Updated: 30 January, 2012
By Martin Fagan
If your household is on a capped or fixed energy deal that’s ending soon, we’ve got the information you need to switch to the best new tariff for you.
Last summer, each of the “big six” energy suppliers hiked their gas and electricity prices by around 30%, with the warning that rates were likely to rise again in the early autumn, Consumers that were worried about fluctuating prices were advised to “cap their energy” and “fix their prices”, many of which did.
But now, the majority of those fixed and capped deals are coming to an end and customers are in for a nasty shock if they don’t compare energy prices now and switch to the best new tariff for them.
Following last year’s unprecedented price hikes, this year’s price cuts took many by surprise and may have lulled them into a false sense of optimism about the future direction of energy prices. Although this round of price movement has been downwards, history shows us that energy prices rise far more often that they fall. For example, in January 2006, the average household energy bill was £660 a year. Once all the price cuts come into effect, the average household energy bill will be £1,259 - an increase of 91% in seven years, says independent switching service, uSwitch.com.

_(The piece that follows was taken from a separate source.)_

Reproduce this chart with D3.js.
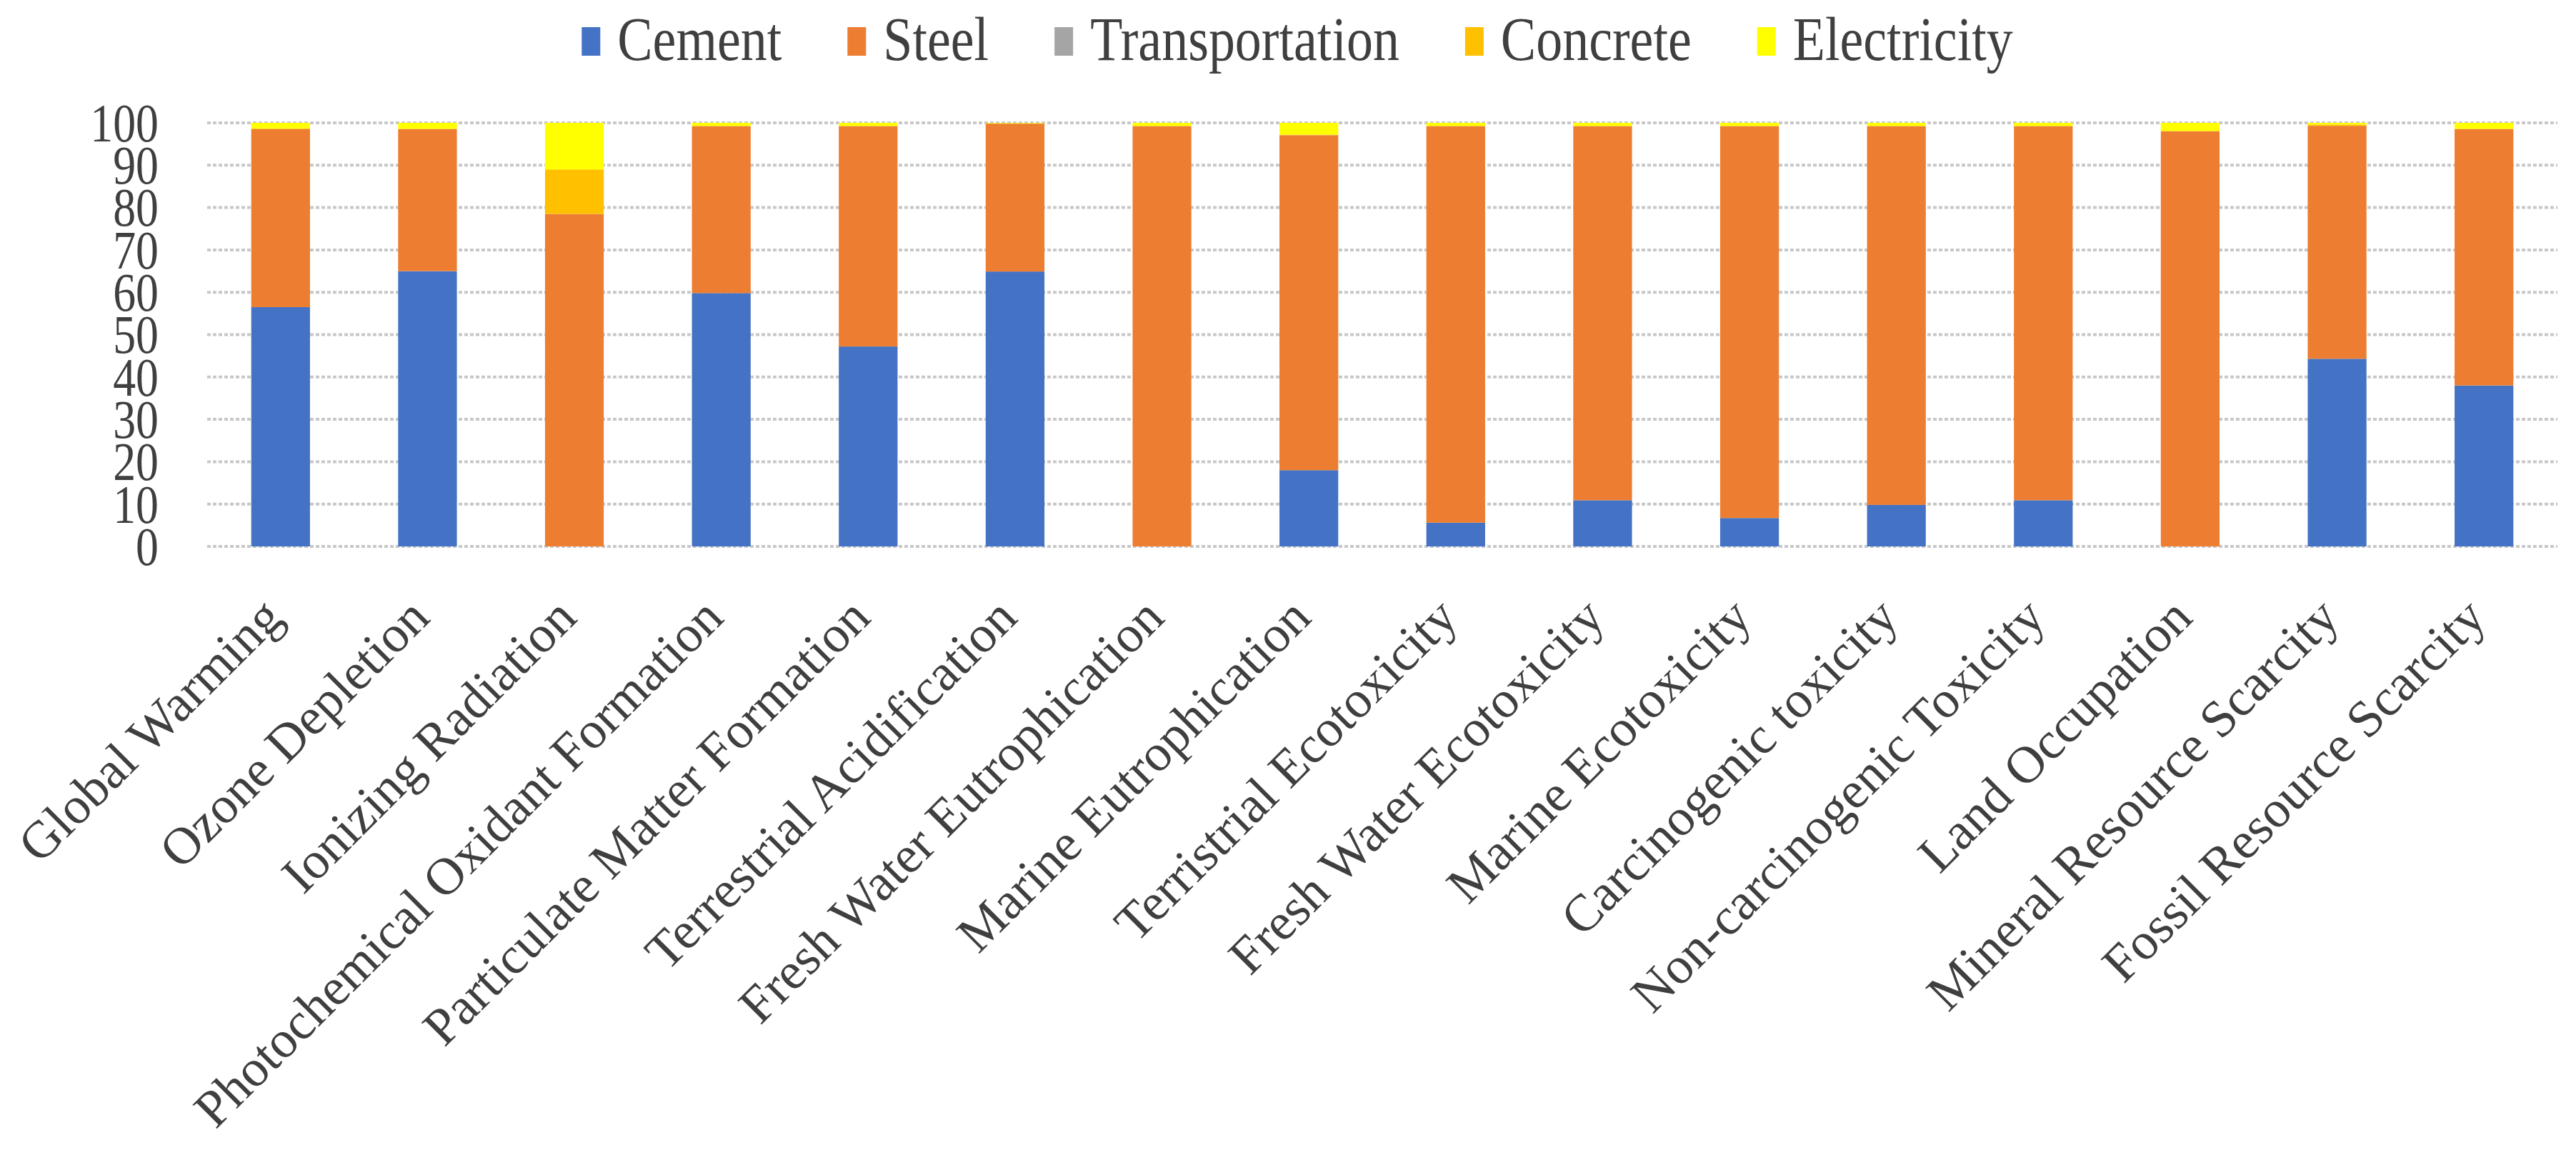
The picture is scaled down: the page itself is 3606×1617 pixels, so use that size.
<!DOCTYPE html>
<html>
<head>
<meta charset="utf-8">
<script src="https://cdn.jsdelivr.net/npm/d3@7"></script>
<style>
    body { margin: 0; background: #fff; }
    svg text { font-family: "Liberation Serif", "Times New Roman", serif; fill: #3f3f3f; }
</style>
</head>
<body>
<div class="graph-bd"></div>
<script>
// categories (impact categories)
let categories = [
    "Global Warming", "Ozone Depletion", "Ionizing Radiation", "Photochemical Oxidant Formation",
    "Particulate Matter Formation", "Terrestrial Acidification", "Fresh Water Eutrophication",
    "Marine Eutrophication", "Terristrial Ecotoxicity", "Fresh Water Ecotoxicity",
    "Marine Ecotoxicity", "Carcinogenic toxicity", "Non-carcinogenic Toxicity",
    "Land Occupation", "Mineral Resource Scarcity", "Fossil Resource Scarcity"
]
let seriesNames = ["Cement", "Steel", "Transportation", "Concrete", "Electricity"]
let seriesColors = ["#4472c4", "#ed7d31", "#a5a5a5", "#ffc000", "#ffff00"]

// values (%)
let cement         = [56.5, 65.0, 0,    59.8, 47.2, 64.9, 0,    18.0, 5.6,  10.9, 6.7,  9.8,  10.9, 0,    44.3, 38.0]
let steel          = [42.0, 33.5, 78.5, 39.4, 52.0, 34.9, 99.2, 79.1, 93.6, 88.3, 92.5, 89.4, 88.3, 98.0, 55.0, 60.5]
let transportation = [0,    0,    0,    0,    0,    0,    0,    0,    0,    0,    0,    0,    0,    0,    0,    0]
let concrete       = [0.2,  0.1,  10.5, 0.1,  0.1,  0.1,  0.1,  0.1,  0.1,  0.1,  0.1,  0.1,  0.1,  0.1,  0.3,  0.1]
let electricity    = [1.3,  1.4,  11.0, 0.7,  0.7,  0.1,  0.7,  2.8,  0.7,  0.7,  0.7,  0.7,  0.7,  1.9,  0.4,  1.4]

let yTicks = [0, 10, 20, 30, 40, 50, 60, 70, 80, 90, 100]

function run() {
    let root = document.querySelector('.graph-bd')
    let w = 3606, h = 1617
    let left = 290, right = 3580, top = 172, bottom = 765

    let svg = d3.select(root).append("svg")
        .attr("width", w)
        .attr("height", h)
    svg.append("rect").attr("width", w).attr("height", h).attr("fill", "#fff")

    // table for the stack
    let table = categories.map(function(c, i) {
        return {
            cat: c,
            Cement: cement[i],
            Steel: steel[i],
            Transportation: transportation[i],
            Concrete: concrete[i],
            Electricity: electricity[i]
        }
    })
    let stacked = d3.stack().keys(seriesNames)(table)

    let xScale = d3.scaleBand()
        .domain(categories)
        .range([left, right])
        .paddingInner(0.6)
        .paddingOuter(0.3)
    let yScale = d3.scaleLinear()
        .domain([0, 100])
        .range([bottom, top])

    // gridlines
    svg.append("g").selectAll("line")
        .data(yTicks)
        .enter()
        .append("line")
        .attr("x1", left)
        .attr("x2", right)
        .attr("y1", function(d) { return yScale(d) })
        .attr("y2", function(d) { return yScale(d) })
        .attr("stroke", "#c8c8c8")
        .attr("stroke-width", 4)
        .attr("stroke-dasharray", "5,3")

    // y tick labels (narrow, like the source)
    svg.append("g").selectAll("text")
        .data(yTicks)
        .enter()
        .append("text")
        .text(function(d) { return d })
        .attr("dy", "0.34em")
        .attr("text-anchor", "end")
        .attr("font-size", "76px")
        .attr("transform", function(d) {
            return "translate(222," + yScale(d) + ") scale(0.84,1)"
        })

    // bars
    svg.append("g").selectAll("g")
        .data(stacked)
        .enter()
        .append("g")
        .attr("fill", function(d, i) { return seriesColors[i] })
        .selectAll("rect")
        .data(function(d) { return d })
        .enter()
        .append("rect")
        .attr("x", function(d) { return xScale(d.data.cat) })
        .attr("y", function(d) { return yScale(d[1]) })
        .attr("width", xScale.bandwidth())
        .attr("height", function(d) { return yScale(d[0]) - yScale(d[1]) })

    // x labels, rotated
    svg.append("g").selectAll("text")
        .data(categories)
        .enter()
        .append("text")
        .text(function(d) { return d })
        .attr("text-anchor", "end")
        .attr("font-size", "73px")
        .attr("transform", function(d) {
            let cx = xScale(d) + xScale.bandwidth() / 2
            return "translate(" + (cx + 6) + "," + 868 + ") rotate(-45)"
        })

    // legend
    let squeeze = 0.86
    let gap = 92
    let legend = svg.append("g")
    let items = legend.selectAll("g")
        .data(seriesNames)
        .enter()
        .append("g")
    items.append("rect")
        .attr("width", 26)
        .attr("height", 40)
        .attr("y", 38)
        .attr("fill", function(d, i) { return seriesColors[i] })
    items.append("text")
        .text(function(d) { return d })
        .attr("font-size", "86px")
        .attr("transform", "translate(50,84) scale(" + squeeze + ",1)")
    let pos = 0, xs = []
    items.each(function(d) {
        xs.push(pos)
        let tw = d3.select(this).select("text").node().getComputedTextLength() * squeeze
        pos += 50 + tw + gap
    })
    let total = pos - gap
    let start = 1816 - total / 2
    items.attr("transform", function(d, i) { return "translate(" + (start + xs[i]) + ",0)" })
}
window.addEventListener('load', run)
</script>
</body>
</html>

So what should consumers on fixed and capped tariffs that are coming to an end do in the face of uncertainty about which direction energy bills will go in 2012?

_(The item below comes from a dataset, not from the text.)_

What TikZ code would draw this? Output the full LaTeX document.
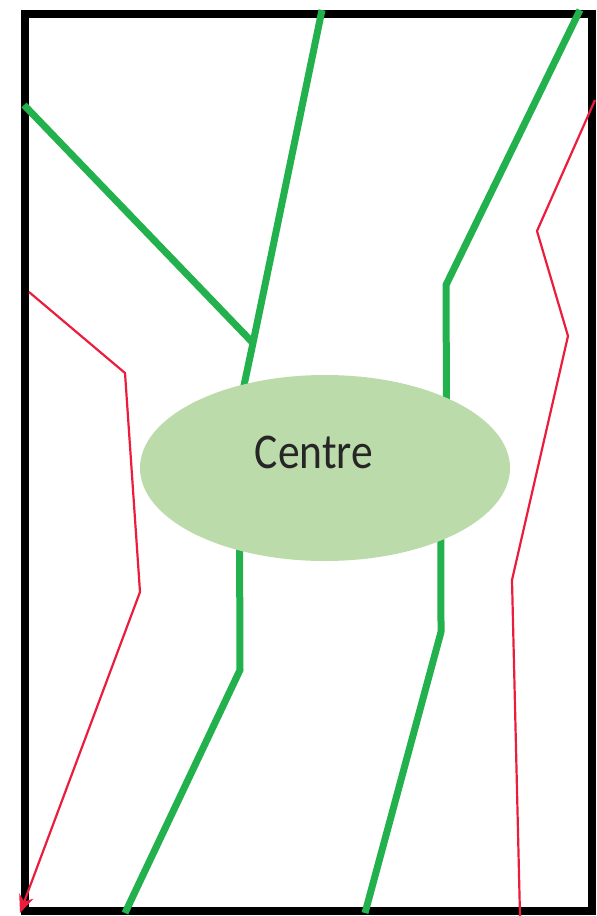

Fixed energy tariffs work by guaranteeing that the price you pay per unit of gas or electricity will stay the same for a set amount of time. This is usually for 12 or 24 months.
You may choose to sign up to a fixed-price energy tariff to help you budget every month, or so you can avoid potential price hikes - with prices at a fixed rate, if the energy suppliers’ standard prices increase, your bills will remain at the same price as before.

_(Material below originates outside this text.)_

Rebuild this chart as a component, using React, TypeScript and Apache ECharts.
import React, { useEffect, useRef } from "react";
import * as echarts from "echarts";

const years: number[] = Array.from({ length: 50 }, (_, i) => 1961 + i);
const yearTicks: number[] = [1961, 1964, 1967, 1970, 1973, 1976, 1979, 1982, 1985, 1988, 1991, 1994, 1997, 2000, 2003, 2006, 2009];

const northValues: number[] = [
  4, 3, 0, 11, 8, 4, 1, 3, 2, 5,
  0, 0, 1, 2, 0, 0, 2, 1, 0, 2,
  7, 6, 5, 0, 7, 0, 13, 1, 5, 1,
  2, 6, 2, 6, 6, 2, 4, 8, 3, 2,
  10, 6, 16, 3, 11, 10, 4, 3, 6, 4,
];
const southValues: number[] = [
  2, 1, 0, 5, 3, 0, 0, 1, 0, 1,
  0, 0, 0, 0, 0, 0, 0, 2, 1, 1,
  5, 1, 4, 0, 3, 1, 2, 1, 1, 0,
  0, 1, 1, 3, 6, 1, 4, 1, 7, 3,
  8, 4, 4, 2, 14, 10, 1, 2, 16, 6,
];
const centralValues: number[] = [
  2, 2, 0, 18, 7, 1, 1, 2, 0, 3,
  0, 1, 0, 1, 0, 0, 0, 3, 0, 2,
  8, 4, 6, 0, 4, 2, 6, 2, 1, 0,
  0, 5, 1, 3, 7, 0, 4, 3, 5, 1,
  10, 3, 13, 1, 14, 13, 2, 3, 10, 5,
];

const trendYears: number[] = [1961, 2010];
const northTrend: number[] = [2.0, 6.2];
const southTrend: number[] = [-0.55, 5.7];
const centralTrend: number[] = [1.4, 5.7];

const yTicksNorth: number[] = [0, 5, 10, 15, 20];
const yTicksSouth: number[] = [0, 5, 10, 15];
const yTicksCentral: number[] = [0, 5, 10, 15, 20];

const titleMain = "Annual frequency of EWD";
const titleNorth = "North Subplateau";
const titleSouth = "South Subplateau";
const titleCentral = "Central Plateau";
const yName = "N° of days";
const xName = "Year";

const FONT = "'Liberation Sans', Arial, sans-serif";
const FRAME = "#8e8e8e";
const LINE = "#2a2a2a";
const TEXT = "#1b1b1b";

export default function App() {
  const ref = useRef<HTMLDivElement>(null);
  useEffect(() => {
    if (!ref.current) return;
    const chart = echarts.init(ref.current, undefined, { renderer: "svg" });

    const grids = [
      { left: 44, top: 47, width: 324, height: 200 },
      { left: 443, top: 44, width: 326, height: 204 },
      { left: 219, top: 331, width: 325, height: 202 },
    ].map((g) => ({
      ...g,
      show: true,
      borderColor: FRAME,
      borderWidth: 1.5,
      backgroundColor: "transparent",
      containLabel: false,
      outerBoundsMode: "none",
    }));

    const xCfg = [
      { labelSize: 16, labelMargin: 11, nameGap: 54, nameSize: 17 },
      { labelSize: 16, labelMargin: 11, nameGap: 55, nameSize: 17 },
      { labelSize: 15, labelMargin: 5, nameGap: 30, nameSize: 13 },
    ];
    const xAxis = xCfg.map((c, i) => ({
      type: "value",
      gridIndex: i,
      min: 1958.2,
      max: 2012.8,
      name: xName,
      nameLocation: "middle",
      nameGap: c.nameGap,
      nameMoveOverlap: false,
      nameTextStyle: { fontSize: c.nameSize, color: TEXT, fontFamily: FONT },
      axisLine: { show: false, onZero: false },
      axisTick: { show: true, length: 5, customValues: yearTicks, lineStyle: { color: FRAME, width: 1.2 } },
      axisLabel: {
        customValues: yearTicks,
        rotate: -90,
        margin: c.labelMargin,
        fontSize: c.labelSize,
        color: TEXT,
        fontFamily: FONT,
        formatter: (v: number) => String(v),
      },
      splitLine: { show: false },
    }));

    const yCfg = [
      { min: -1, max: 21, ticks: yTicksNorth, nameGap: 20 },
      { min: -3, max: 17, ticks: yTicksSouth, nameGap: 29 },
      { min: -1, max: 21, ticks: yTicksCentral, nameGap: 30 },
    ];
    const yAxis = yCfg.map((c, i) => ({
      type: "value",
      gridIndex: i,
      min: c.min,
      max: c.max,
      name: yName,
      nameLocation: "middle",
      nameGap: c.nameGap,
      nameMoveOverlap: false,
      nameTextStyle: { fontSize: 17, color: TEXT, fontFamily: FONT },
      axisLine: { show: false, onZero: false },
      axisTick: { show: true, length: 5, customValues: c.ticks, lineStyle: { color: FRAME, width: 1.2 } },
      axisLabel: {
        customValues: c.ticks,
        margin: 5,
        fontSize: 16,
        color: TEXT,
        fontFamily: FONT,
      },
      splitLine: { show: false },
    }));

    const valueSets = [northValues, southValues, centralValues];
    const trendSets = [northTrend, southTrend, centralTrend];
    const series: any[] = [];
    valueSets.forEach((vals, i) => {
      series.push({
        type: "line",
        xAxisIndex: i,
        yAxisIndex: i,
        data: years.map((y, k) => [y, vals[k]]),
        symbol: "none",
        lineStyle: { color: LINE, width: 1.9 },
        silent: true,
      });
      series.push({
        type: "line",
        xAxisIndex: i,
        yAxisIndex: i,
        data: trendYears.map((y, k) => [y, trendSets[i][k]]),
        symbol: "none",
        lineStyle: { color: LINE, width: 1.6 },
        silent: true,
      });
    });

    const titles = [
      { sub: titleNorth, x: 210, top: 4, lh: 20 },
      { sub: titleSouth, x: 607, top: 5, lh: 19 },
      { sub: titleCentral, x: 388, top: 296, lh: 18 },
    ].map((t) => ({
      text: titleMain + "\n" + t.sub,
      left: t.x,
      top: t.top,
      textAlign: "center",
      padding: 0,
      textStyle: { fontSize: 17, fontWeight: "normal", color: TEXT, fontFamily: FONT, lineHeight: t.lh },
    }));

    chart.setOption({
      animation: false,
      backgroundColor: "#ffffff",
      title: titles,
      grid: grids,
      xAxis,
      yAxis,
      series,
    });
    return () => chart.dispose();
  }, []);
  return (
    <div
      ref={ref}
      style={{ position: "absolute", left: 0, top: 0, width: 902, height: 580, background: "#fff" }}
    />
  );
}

However, if prices fall, you could end up paying more for your energy than other customers on the supplier’s standard tariff. Customers will also usually have to pay a premium for the guarantee of fixed prices, which means rates are normally fractionally more expensive than standard prices.
Capped tariffs are similar to fixed price tariffs, in that you pay a premium for a guarantee that your rates won’t increase above a set level for a set period.
However, capped tariffs usually promise to pass on any rate reductions that the supplier makes to its standard rates. So your bills won’t rise, and they could fall.
If you are on a fixed or capped tariff, it’s important to know exactly when the deal runs out, as you’ll need to prepare for the possibility of a sudden price jump when it expires. It’s possible to choose a new tariff and arrange for your new supplier to transfer you over on the day your current fixed or capped tariff ends, avoiding any higher charges from your current supplier moving you to a more expensive deal - and also avoiding any cancellation penalties.
If you’re on a fixed or capped tariff that’s due to end soon, or even if you’re on one that’s not ending for a while, there are several things you should be aware of:
Switching to another capped tariff may not necessarily be the best option for your household - read below for more…
If you’re considering switching to another fixed price or capped energy tariff, you need to think about whether it’s the right option for your household, and whether it will save you any money on your gas and electricity bills.
As the future direction of the wholesale energy market is uncertain, it may be a good time to cap your prices again. However, as the market is volatile and energy prices unpredictable, it is worth looking at the cancellation charges of the capped tariffs and choosing one with cheaper charges, so if prices fall further you can switch should you need to move to a different tariff or supplier.